Justice Anthony M. Kennedy wrote the majority opinion (PDF) allowing disparate-impact suits–within limits. “Courts should avoid interpreting disparate-impact liability to be so expansive as to inject racial considerations into every housing decision,” Kennedy wrote.

SCOTUSblog calls the decision “a big deal for housing rights and civil rights groups, and a bit of a surprise.”

The court ruled in a disparate impact suit targeting a Texas housing agency for awarding tax credits to construct affordable housing more often in minority inner-city areas of Dallas than in white suburban neighborhoods.

Kennedy pointed to a provision of the Fair Housing Act that makes it unlawful to “otherwise make unavailable” a dwelling because of race, color, religion, sex, familial status, or national origin.The phrase “otherwise make unavailable” supports disparate impact claims because it refers to the consequence of action, rather than intent, Kennedy said.

Kennedy also noted that Congress chose to keep the language when it amended the Fair Housing Act in 1988, a time when all nine appeals courts that had addressed the question concluded that disparate impact claims were allowed under the law.

Kennedy added, however, that disparate-impact liability has always been limited. “It would be paradoxical,” Kennedy said, “to construe the FHA to impose onerous costs on actors who encourage revitalizing dilapidated housing in our nation’s cities merely because some other priority might seem preferable.”

In fair housing cases, one limit would allow housing authorities and private developers leeway to explain the valid interest served by their policies, Kennedy said. Plaintiffs alleging a statistical disparity in fair housing cases should also be able to point to a policy causing the disparity, Kennedy said.

“The litigation at issue here provides an example,” Kennedy continued. “From the standpoint of determining advantage or disadvantage to racial minorities, it seems difficult to say as a general matter that a decision to build low-income housing in a blighted inner-city neighborhood instead of a suburb is discriminatory, or vice versa. If those sorts of judgments are subject to challenge without adequate safeguards, then there is a danger that potential defendants may adopt racial quotas—a circumstance that itself raises serious constitutional concerns.”

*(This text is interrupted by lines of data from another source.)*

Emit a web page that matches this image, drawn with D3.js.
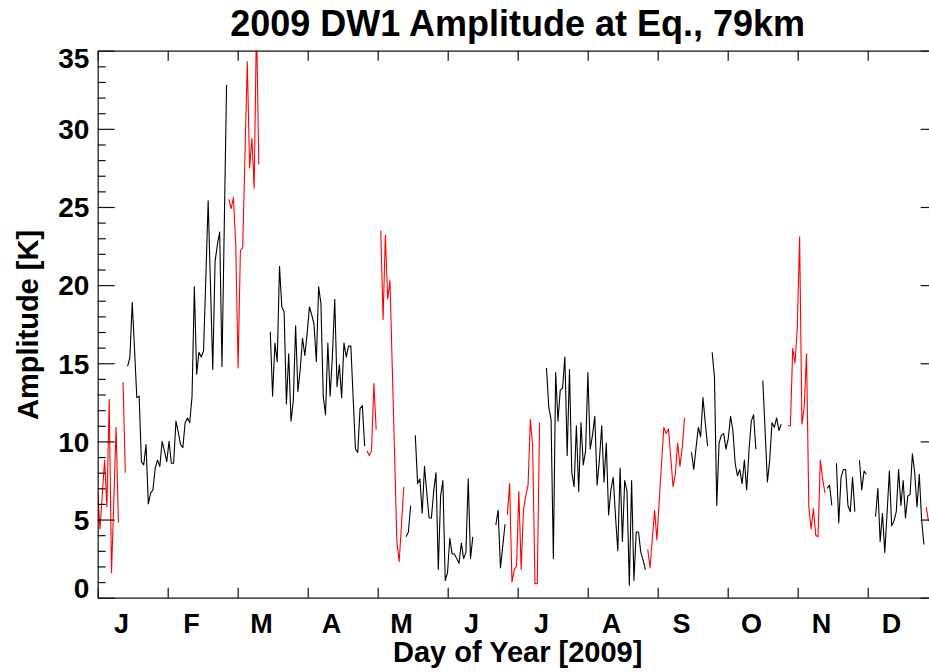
<!DOCTYPE html>
<html>
<head>
<meta charset="utf-8">
<script src="https://cdn.jsdelivr.net/npm/d3@7"></script>
<style>
  body { margin: 0; background: #fff; }
  text { font-family: "Liberation Sans", Arial, Helvetica, sans-serif; font-weight: bold; fill: #000; }
</style>
</head>
<body>
<svg id="chart" width="929" height="672"></svg>
<script>
// Month initials shown along the day-of-year axis
const monthLabels = ["J", "F", "M", "A", "M", "J", "J", "A", "S", "O", "N", "D"];
// Amplitude axis ticks [K]
const yMajorTicks = [0, 5, 10, 15, 20, 25, 30, 35];
const yMinorTicks = d3.range(0, 36).filter(v => v % 5 !== 0);

// Daily DW1 amplitude [K] at the equator, 79 km, starting on day 1 of 2009 (null = no data)
const amplitude = [
  6.8, 4.4, 6.6, 8.8, 5.8, 12.7, 1.6, 6.2, 10.9, 4.8,
  null, 13.8, 8.0, 14.8, 15.4, 18.9, 15.9, 12.8, 12.9, 8.7,
  8.5, 9.8, 6.0, 6.7, 6.9, 8.3, 8.8, 8.4, 10.0, 9.4,
  8.7, 10.0, 8.6, 8.6, 11.3, 10.6, 9.8, 9.6, 11.2, 11.5,
  11.2, 12.9, 19.9, 14.3, 15.7, 15.4, 15.8, 20.5, 25.4, 20.0,
  14.6, 21.5, 22.6, 23.4, 14.8, 23.8, 32.8, 25.5, 24.9, 25.6,
  22.5, 14.7, 22.2, 22.4, 28.3, 34.3, 27.5, 29.4, 26.2, 37.0,
  27.7, null, null, null, null, 17.0, 12.9, 16.3, 15.1, 21.2,
  18.6, 18.3, 12.4, 15.6, 11.3, 12.6, 17.4, 13.2, 14.6, 16.6,
  15.5, 16.9, 18.6, 18.1, 17.5, 15.1, 19.9, 18.8, 12.9, 11.7,
  16.3, 12.9, 15.5, 19.1, 13.5, 14.9, 12.8, 16.3, 15.4, 16.1,
  16.1, 12.8, 9.5, 9.3, 12.1, 12.3, 9.7, 9.4, 9.1, 9.4,
  13.7, 10.75, null, 23.5, 17.8, 23.2, 19.1, 20.3, 14.7, 9.2,
  3.6, 2.3, 4.7, 7.1, 3.9, 4.2, 5.9, null, 10.4, 7.3,
  7.6, 5.4, 8.4, 6.7, 5.1, 5.1, 6.8, 8.0, 1.8, 6.5,
  7.5, 1.1, 1.6, 3.8, 2.8, 2.8, 2.5, 2.2, 3.5, 2.5,
  2.9, 7.6, 2.5, 3.9, null, null, null, null, null, null,
  null, null, null, 4.65, 5.6, 1.9, 3.3, 4.7, 5.3, 7.3,
  1.0, 1.8, 2.0, 6.8, 1.8, 5.6, 6.5, 7.2, 11.4, 9.7,
  0.9, 0.9, 11.2, null, null, 14.7, 12.2, 11.4, 2.5, 14.4,
  11.3, 13.3, 13.4, 15.4, 9.1, 14.6, 8.0, 7.1, 11.0, 6.8,
  11.2, 8.5, 9.4, 14.4, 9.5, 10.4, 11.6, 7.2, 8.8, 11.0,
  7.4, 9.9, 5.3, 6.9, 7.7, 5.2, 3.0, 8.3, 3.6, 7.5,
  6.8, 0.8, 7.5, 1.1, 4.2, 4.2, 2.9, 2.4, 1.8, 3.1,
  1.9, 3.8, 5.6, 3.7, 6.2, 8.6, 10.9, 10.5, 10.8, 9.0,
  7.1, 7.9, 9.9, 8.4, 9.6, 11.5, null, null, 9.3, 8.2,
  9.6, 10.9, 10.3, 12.8, 11.2, 9.7, null, 15.7, 14.1, 5.9,
  9.9, 10.4, 10.5, 9.5, 10.2, 11.6, 10.7, 8.6, 7.8, 8.2,
  7.3, 8.8, 6.9, 9.4, 11.3, 11.7, 9.5, null, null, 13.9,
  10.7, 7.4, 8.8, 11.2, 10.9, 11.5, 10.7, 11.1, null, null,
  11.0, 11.0, 15.95, 15.0, 17.3, 23.1, 11.1, 12.2, 15.6, 5.8,
  4.4, 5.7, 4.0, 3.9, 8.8, 7.6, 6.7, 7.0, 7.2, 5.9,
  null, 8.6, 4.8, 7.7, 8.2, 8.2, 5.9, 5.5, 7.7, 5.5,
  null, 8.8, 6.9, 8.1, 7.9, null, null, null, 5.2, 7.0,
  3.6, 5.4, 2.9, 5.4, 8.1, 4.6, 4.9, 5.5, 8.2, 5.9,
  7.5, 5.1, 6.5, 6.6, 9.2, 8.0, 5.8, 7.9, 5.0, 3.4,
  5.8, 4.9
];

// Day ranges (day of year, inclusive) drawn in red
const redDayRanges = [[1, 13], [58, 71], [118, 134], [179, 193], [240, 256], [301, 317], [361, 362]];

const svg = d3.select("#chart");
const W = 929, H = 672;
svg.append("rect").attr("width", W).attr("height", H).attr("fill", "#fff");

const plot = { left: 97.7, right: 937.7, top: 50.7, bottom: 597.7 };

const x = d3.scaleLinear().domain([1, 366]).range([plot.left, plot.right]);
const y = d3.scaleLinear().domain([0, 35]).range([plot.bottom, plot.top]);

const monthLen = 365 / 12;
const monthTicks = d3.range(0, 13).map(k => 1 + k * monthLen);
const monthLabelDays = d3.range(0, 12).map(k => 1 + k * monthLen + monthLen / 3);

const data = amplitude.map((v, i) => {
  const day = i + 1;
  const red = redDayRanges.some(([a, b]) => day >= a && day <= b);
  return { day, v, red };
});

// Clip region for the data curves
svg.append("clipPath").attr("id", "plotClip")
  .append("rect")
  .attr("x", plot.left).attr("y", plot.top)
  .attr("width", plot.right - plot.left).attr("height", plot.bottom - plot.top);

const lineFor = flag => d3.line()
  .defined(d => d.v !== null && d.red === flag)
  .x(d => x(d.day))
  .y(d => y(d.v));

const curves = svg.append("g").attr("clip-path", "url(#plotClip)");
curves.append("path").datum(data)
  .attr("d", lineFor(false))
  .attr("fill", "none").attr("stroke", "#000").attr("stroke-width", 1.1)
  .attr("stroke-linejoin", "round");
curves.append("path").datum(data)
  .attr("d", lineFor(true))
  .attr("fill", "none").attr("stroke", "#ff0000").attr("stroke-width", 1.1)
  .attr("stroke-linejoin", "round");

// Axes: inward-pointing ticks on all four sides
function styleAxis(g) {
  g.selectAll("path.domain").attr("stroke", "#111").attr("stroke-width", 1.2);
  g.selectAll(".tick line").attr("stroke", "#111").attr("stroke-width", 1.2);
}

// Left axis: major ticks with labels, then minor ticks
const leftMajor = svg.append("g")
  .attr("transform", `translate(${plot.left},0)`)
  .call(d3.axisLeft(y).tickValues(yMajorTicks).tickSizeInner(-17).tickSizeOuter(0).tickPadding(8.4)
    .tickFormat(d3.format("d")));
leftMajor.attr("font-family", null);
leftMajor.selectAll("text")
  .attr("font-size", 28)
  .attr("dy", d => d === 0 ? "-0.02em" : (d === 35 ? "0.6em" : "0.35em"));
styleAxis(leftMajor);

const leftMinor = svg.append("g")
  .attr("transform", `translate(${plot.left},0)`)
  .call(d3.axisLeft(y).tickValues(yMinorTicks).tickSizeInner(-8).tickSizeOuter(0).tickFormat(""));
leftMinor.select("path.domain").remove();
styleAxis(leftMinor);

// Right axis
const rightMajor = svg.append("g")
  .attr("transform", `translate(${plot.right},0)`)
  .call(d3.axisRight(y).tickValues(yMajorTicks).tickSizeInner(-17).tickSizeOuter(0).tickFormat(""));
styleAxis(rightMajor);
const rightMinor = svg.append("g")
  .attr("transform", `translate(${plot.right},0)`)
  .call(d3.axisRight(y).tickValues(yMinorTicks).tickSizeInner(-8).tickSizeOuter(0).tickFormat(""));
rightMinor.select("path.domain").remove();
styleAxis(rightMinor);

// Bottom axis: ticks at month boundaries, initials placed within each month
const bottomTicks = svg.append("g")
  .attr("transform", `translate(0,${plot.bottom})`)
  .call(d3.axisBottom(x).tickValues(monthTicks).tickSizeInner(-10).tickSizeOuter(0).tickFormat(""));
styleAxis(bottomTicks);

const bottomLabels = svg.append("g")
  .attr("transform", `translate(0,${plot.bottom})`)
  .call(d3.axisBottom(x).tickValues(monthLabelDays).tickSize(0).tickPadding(16)
    .tickFormat((d, i) => monthLabels[i]));
bottomLabels.attr("font-family", null);
bottomLabels.select("path.domain").remove();
bottomLabels.selectAll("text").attr("font-size", 27);

// Top axis
const topTicks = svg.append("g")
  .attr("transform", `translate(0,${plot.top})`)
  .call(d3.axisTop(x).tickValues(monthTicks).tickSizeInner(-10).tickSizeOuter(0).tickFormat(""));
styleAxis(topTicks);

// Titles
svg.append("text")
  .attr("x", (plot.left + plot.right) / 2).attr("y", 36)
  .attr("text-anchor", "middle").attr("font-size", 36)
  .text("2009 DW1 Amplitude at Eq., 79km");

svg.append("text")
  .attr("x", (plot.left + plot.right) / 2).attr("y", 662)
  .attr("text-anchor", "middle").attr("font-size", 29)
  .text("Day of Year [2009]");

svg.append("text")
  .attr("transform", "translate(37.5,325) rotate(-90)")
  .attr("text-anchor", "middle").attr("font-size", 29)
  .text("Amplitude [K]");
</script>
</body>
</html>
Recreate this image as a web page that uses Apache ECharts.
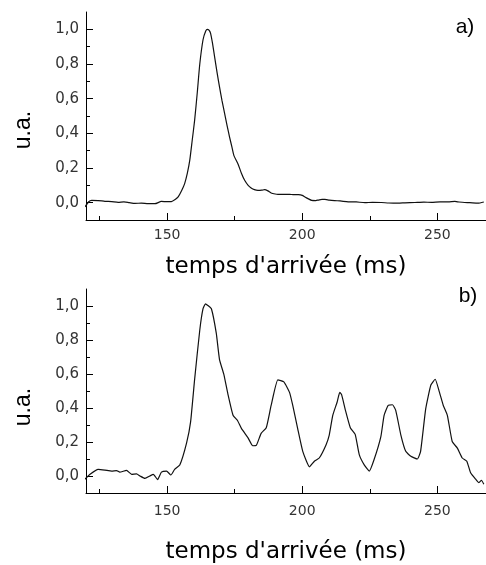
<!DOCTYPE html>
<html>
<head>
<meta charset="utf-8">
<script src="https://cdn.jsdelivr.net/npm/echarts@6/dist/echarts.min.js"></script>
<style>html,body{margin:0;padding:0;background:#fff}#c{width:486px;height:565px}</style>
</head>
<body>
<div id="c"></div>
<script>
// Panel a) : time (ms) and signal (u.a.)
var aTime = [119.6,121,122.1,124.5,127,129.5,131.9,134,136,138.1,140.5,143,145.5,147.9,150,151.6,153,154.1,155.4,156.5,157.5,158.4,159.3,160.2,161.2,162.1,163.3,164.3,164.9,165.5,166.1,166.8,167.6,168.5,169.4,170.3,171.3,172.2,173.1,174,174.7,176.2,177.5,178.7,180,181.1,182.3,183.6,185,186.1,187.3,188.5,190,191,193.4,196,198.6,200,201,202.3,203.5,205,206,207.3,208.4,210,212,214,217,220,223.2,226,229.3,232,235.5,238,241.7,245,247.8,251,254,256.5,258,260.1,262,265,267.2];
var aSignal = [-0.025,0.005,0.013,0.012,0.008,0.006,0.002,0.004,0.0,-0.004,-0.003,-0.006,-0.006,0.007,0.006,0.006,0.018,0.033,0.07,0.11,0.17,0.245,0.36,0.476,0.64,0.8,0.94,0.99,1.0,0.995,0.977,0.92,0.84,0.75,0.668,0.59,0.514,0.445,0.38,0.32,0.273,0.225,0.17,0.129,0.1,0.085,0.075,0.071,0.072,0.075,0.068,0.056,0.05,0.048,0.048,0.047,0.046,0.042,0.033,0.022,0.013,0.012,0.015,0.019,0.019,0.015,0.012,0.01,0.005,0.004,0.0,0.002,0.001,-0.002,-0.003,-0.001,0.001,0.003,0.002,0.005,0.004,0.007,0.004,0.001,0.0,-0.003,0.004];

// Panel b)
var bTime = [119.6,121.5,124.5,127,129.5,131.3,132.5,135,136.9,138.7,140,141.8,143.6,144.9,146.5,147.9,149.8,151.4,152.8,154.7,157.2,158.7,160.2,162.1,163.3,164.2,165.1,166.4,168.2,169.4,171,172.5,174.4,176,177.5,179.9,181.7,183,184.8,186.7,188.5,191,193.2,195.3,196.5,198.3,200.2,202.7,204.5,206.3,208.8,210,211.3,212.9,213.9,214.6,216,217.8,219.6,221.1,223,224.8,226.6,229.1,230.3,231.8,233.4,234.6,236.5,238.3,240.2,242.6,243.8,245.7,247.6,249.2,250.6,252.2,253.7,255.5,257.4,259.2,260.9,262.3,264.2,265.4,266.3,267.2];
var bSignal = [-0.019,0.01,0.039,0.035,0.029,0.032,0.023,0.033,0.01,0.012,0.0,-0.014,0.0,0.01,-0.021,0.023,0.029,0.006,0.039,0.064,0.193,0.318,0.57,0.859,0.984,1.013,1.003,0.984,0.84,0.685,0.598,0.482,0.357,0.328,0.28,0.226,0.178,0.18,0.251,0.284,0.415,0.566,0.554,0.492,0.415,0.28,0.145,0.054,0.087,0.106,0.183,0.241,0.357,0.434,0.492,0.477,0.386,0.284,0.245,0.126,0.064,0.029,0.097,0.232,0.357,0.415,0.419,0.386,0.241,0.145,0.116,0.1,0.145,0.396,0.535,0.569,0.502,0.415,0.357,0.203,0.164,0.106,0.087,0.019,-0.019,-0.039,-0.025,-0.048];

var xMajor = [150, 200, 250];
var xMinor = [125, 175, 225];
var yMajor = [0, 0.2, 0.4, 0.6, 0.8, 1.0];
var yMinor = [0.1, 0.3, 0.5, 0.7, 0.9];
var xTitle = "temps d'arrivée (ms)";
var yTitle = "u.a.";
var panelLabels = ["a)", "b)"];

function pairs(xs, ys) { return xs.map(function (x, i) { return [x, ys[i]]; }); }

var black = '#000';
function xAxes(gridIndex, gap, labelMargin) {
  return [{
    type: 'value', gridIndex: gridIndex, position: 'bottom', min: 120, max: 268,
    axisLine: { show: true, onZero: false, lineStyle: { color: black, width: 1 } },
    axisTick: { show: true, inside: true, length: 4, customValues: xMinor, lineStyle: { color: black } },
    axisLabel: { customValues: xMajor, margin: labelMargin, color: '#333', fontFamily: 'DejaVu Sans', fontSize: 14 },
    splitLine: { show: false },
    name: xTitle, nameLocation: 'middle', nameGap: gap,
    nameTextStyle: { fontFamily: 'DejaVu Sans', fontSize: 23, color: black }
  }, {
    type: 'value', gridIndex: gridIndex, position: 'bottom', offset: 0, min: 120, max: 268,
    axisLine: { show: false, onZero: false },
    axisTick: { show: true, inside: true, length: 7, customValues: xMajor, lineStyle: { color: black } },
    axisLabel: { show: false }, splitLine: { show: false }
  }];
}
function yAxes(gridIndex) {
  return [{
    type: 'value', gridIndex: gridIndex, position: 'left', min: -0.1, max: 1.1,
    axisLine: { show: true, onZero: false, lineStyle: { color: black, width: 1 } },
    axisTick: { show: true, inside: true, length: 4, customValues: yMinor, lineStyle: { color: black } },
    axisLabel: { customValues: yMajor, margin: 7, color: '#333', fontFamily: 'DejaVu Sans', fontSize: 15,
      formatter: function (v) { return v.toFixed(1).replace('.', ','); } },
    splitLine: { show: false }
  }, {
    type: 'value', gridIndex: gridIndex, position: 'left', offset: 0, min: -0.1, max: 1.1,
    axisLine: { show: false, onZero: false },
    axisTick: { show: true, inside: true, length: 7, customValues: yMajor, lineStyle: { color: black } },
    axisLabel: { show: false }, splitLine: { show: false }
  }];
}

var chart = echarts.init(document.getElementById('c'), null, { renderer: 'canvas' });
chart.setOption({
  animation: false,
  backgroundColor: '#fff',
  grid: [
    { left: 86, top: 12, width: 400, height: 208 },
    { left: 86, top: 289, width: 400, height: 208 }
  ],
  xAxis: xAxes(0, 36, 8).concat(xAxes(1, 48, 11)),
  yAxis: yAxes(0).concat(yAxes(1)),
  series: [
    { type: 'line', xAxisIndex: 0, yAxisIndex: 0, data: pairs(aTime, aSignal), showSymbol: false, smooth: 0.2,
      lineStyle: { color: '#111', width: 1.2 }, itemStyle: { color: black } },
    { type: 'line', xAxisIndex: 2, yAxisIndex: 2, data: pairs(bTime, bSignal), showSymbol: false, smooth: 0.15,
      lineStyle: { color: '#111', width: 1.2 }, itemStyle: { color: black } }
  ],
  graphic: [
    { type: 'text', x: 23.5, y: 130, rotation: Math.PI / 2,
      style: { text: yTitle, fontFamily: 'Liberation Sans', fontSize: 23, fill: black, align: 'center', verticalAlign: 'middle' } },
    { type: 'text', x: 23.5, y: 407, rotation: Math.PI / 2,
      style: { text: yTitle, fontFamily: 'Liberation Sans', fontSize: 23, fill: black, align: 'center', verticalAlign: 'middle' } },
    { type: 'text', x: 465, y: 27,
      style: { text: panelLabels[0], fontFamily: 'Liberation Sans', fontSize: 21, fill: black, align: 'center', verticalAlign: 'middle' } },
    { type: 'text', x: 468, y: 296,
      style: { text: panelLabels[1], fontFamily: 'Liberation Sans', fontSize: 21, fill: black, align: 'center', verticalAlign: 'middle' } }
  ]
});
</script>
</body>
</html>
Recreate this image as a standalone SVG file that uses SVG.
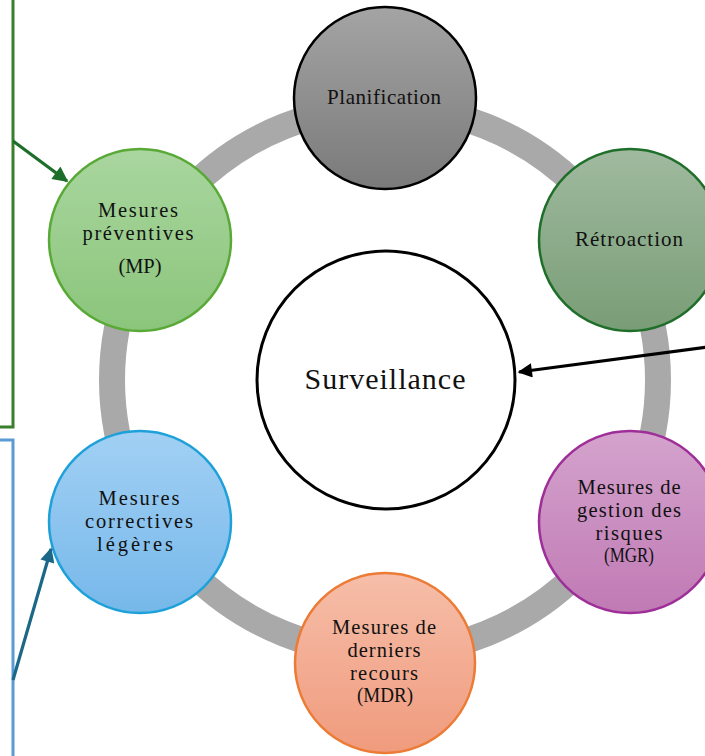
<svg xmlns="http://www.w3.org/2000/svg" width="705" height="756" viewBox="0 0 705 756">
  <style>
    .lbl { font-family: "Liberation Serif", "Times New Roman", serif; fill: #111; text-anchor: middle; }
    .s18 { font-size: 20.5px; }
    .s20 { font-size: 21px; }
    .node { stroke-width: 2.5; }
    .conn { fill: none; stroke-width: 3.2; }
  </style>
  <defs>
    <linearGradient id="gPlan" x1="0" y1="0" x2="0" y2="1">
      <stop offset="0" stop-color="#a4a4a4"/><stop offset="1" stop-color="#7a7a7a"/>
    </linearGradient>
    <linearGradient id="gRetro" x1="0" y1="0" x2="0" y2="1">
      <stop offset="0" stop-color="#a0ba9f"/><stop offset="1" stop-color="#799d76"/>
    </linearGradient>
    <linearGradient id="gMgr" x1="0" y1="0" x2="0" y2="1">
      <stop offset="0" stop-color="#d4a3cd"/><stop offset="1" stop-color="#c07ab4"/>
    </linearGradient>
    <linearGradient id="gMdr" x1="0" y1="0" x2="0" y2="1">
      <stop offset="0" stop-color="#f6bea9"/><stop offset="1" stop-color="#f09b7d"/>
    </linearGradient>
    <linearGradient id="gCorr" x1="0" y1="0" x2="0" y2="1">
      <stop offset="0" stop-color="#a2d0f4"/><stop offset="1" stop-color="#76b8ea"/>
    </linearGradient>
    <linearGradient id="gPrev" x1="0" y1="0" x2="0" y2="1">
      <stop offset="0" stop-color="#a9d69f"/><stop offset="1" stop-color="#8bc57b"/>
    </linearGradient>
    <marker id="ahBlack" viewBox="0 0 10 10" refX="9" refY="5" markerWidth="5.5" markerHeight="4.5" orient="auto" markerUnits="strokeWidth">
      <path d="M0,0 L10,5 L0,10 z" fill="#000"/>
    </marker>
    <marker id="ahGreen" viewBox="0 0 10 10" refX="9" refY="5" markerWidth="6" markerHeight="4.8" orient="auto" markerUnits="strokeWidth">
      <path d="M0,0 L10,5 L0,10 z" fill="#1d6e2a"/>
    </marker>
    <marker id="ahBlue" viewBox="0 0 10 10" refX="9" refY="5" markerWidth="5.5" markerHeight="4.5" orient="auto" markerUnits="strokeWidth">
      <path d="M0,0 L10,5 L0,10 z" fill="#1b6788"/>
    </marker>
  </defs>

  <rect width="705" height="756" fill="#fff"/>

  <!-- side frames -->
  <g id="frames" fill="none" stroke-width="3">
    <path d="M13,-2 V427 H-2" stroke="#3b7e2b"/>
    <path d="M-2,440 H13 V760" stroke="#5b9bd5"/>
  </g>

  <!-- cycle ring -->
  <circle id="ring" cx="385" cy="380" r="273" fill="none" stroke="#a9a9a9" stroke-width="26"/>

  <g id="surveillance">
    <circle cx="386" cy="380" r="129" fill="#fff" stroke="#000" stroke-width="3"/>
    <text class="lbl" x="385" y="389" font-size="30" textLength="161" lengthAdjust="spacing">Surveillance</text>
  </g>

  <g id="planification">
    <circle class="node" cx="385" cy="98" r="91" fill="url(#gPlan)" stroke="#000"/>
    <text class="lbl s20" x="384" y="104" textLength="114" lengthAdjust="spacing">Planification</text>
  </g>

  <g id="retroaction">
    <circle class="node" cx="630" cy="240" r="91" fill="url(#gRetro)" stroke="#1f6e2a"/>
    <text class="lbl s20" x="629" y="246" textLength="108" lengthAdjust="spacing">Rétroaction</text>
  </g>

  <g id="mgr">
    <circle class="node" cx="630" cy="522" r="91" fill="url(#gMgr)" stroke="#9e2f98"/>
    <text class="lbl s18" x="629" y="494" textLength="103" lengthAdjust="spacing">Mesures de</text>
    <text class="lbl s18" x="629" y="517" textLength="104" lengthAdjust="spacing">gestion des</text>
    <text class="lbl s18" x="629" y="540" textLength="67" lengthAdjust="spacing">risques</text>
    <text class="lbl s18" x="629" y="562" textLength="50" lengthAdjust="spacingAndGlyphs">(MGR)</text>
  </g>

  <g id="mdr">
    <circle class="node" cx="385" cy="663" r="90" fill="url(#gMdr)" stroke="#ec7b35"/>
    <text class="lbl s18" x="384" y="634" textLength="104" lengthAdjust="spacing">Mesures de</text>
    <text class="lbl s18" x="384" y="657" textLength="73" lengthAdjust="spacing">derniers</text>
    <text class="lbl s18" x="384" y="680" textLength="68" lengthAdjust="spacing">recours</text>
    <text class="lbl s18" x="385" y="702" textLength="56" lengthAdjust="spacingAndGlyphs">(MDR)</text>
  </g>

  <g id="correctives">
    <circle class="node" cx="140" cy="522" r="91" fill="url(#gCorr)" stroke="#1ea1d9"/>
    <text class="lbl s18" x="139" y="505" textLength="81" lengthAdjust="spacing">Mesures</text>
    <text class="lbl s18" x="139" y="528" textLength="108" lengthAdjust="spacing">correctives</text>
    <text class="lbl s18" x="135" y="551" textLength="76" lengthAdjust="spacing">légères</text>
  </g>

  <g id="preventives">
    <circle class="node" cx="140" cy="240" r="91" fill="url(#gPrev)" stroke="#59a936"/>
    <text class="lbl s18" x="138" y="217" textLength="80" lengthAdjust="spacing">Mesures</text>
    <text class="lbl s18" x="138" y="240" textLength="111" lengthAdjust="spacing">préventives</text>
    <text class="lbl s18" x="140" y="273" textLength="43" lengthAdjust="spacing">(MP)</text>
  </g>

  <!-- connectors -->
  <g id="connectors">
    <line class="conn" x1="13" y1="141" x2="67" y2="181" stroke="#1d6e2a" marker-end="url(#ahGreen)"/>
    <line class="conn" x1="13" y1="680" x2="51" y2="549" stroke="#1b6788" marker-end="url(#ahBlue)"/>
    <line class="conn" x1="707" y1="347" x2="519" y2="372" stroke="#000" marker-end="url(#ahBlack)"/>
  </g>
</svg>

On remand, Kennedy said, the case before the court “may be seen simply as an attempt to second-guess which of two reasonable approaches a housing authority should follow.”

Kennedy’s opinion was joined by Justices Ruth Bader Ginsburg, Stephen G. Breyer, Sonia Sotomayor and Elena Kagan.

Justice Samuel A. Alito Jr. dissented in an opinion joined by Chief Justice John G. Roberts Jr. and Justices Antonin Scalia and Clarence Thomas. Alito said the text of the Fair Housing Act did not allow disparate-impact claims, and he pointed to a 2010 appeals court opinion to show the theory can have far-reaching consequences.

The decision, Gallagher v. Magner, allowed a suit challenging St. Paul, Minnesota’s efforts to combat rats and bad landlords on the theory that aggressive enforcement of the housing code drove up rents, having a disparate impact on minorities, who were more likely to be low income.

“Something has gone badly awry,” Alito wrote, “when a city can’t even make slumlords kill rats without fear of a lawsuit.”

“No one wants to live in a rat’s nest.”

Kennedy responded in the majority opinion that Magner was decided “without the cautionary standards announced in this opinion.”

Thomas wrote a separate dissent arguing the court should “drop the pretense” that the Supreme Court’s 1971 opinion Griggs v. Duke Power correctly interpreted Title VII of the Civil RIghts Act to allow disparate impact claims.

The case is Texas Department of Housing and Community Affairs v. Inclusive Communities Project.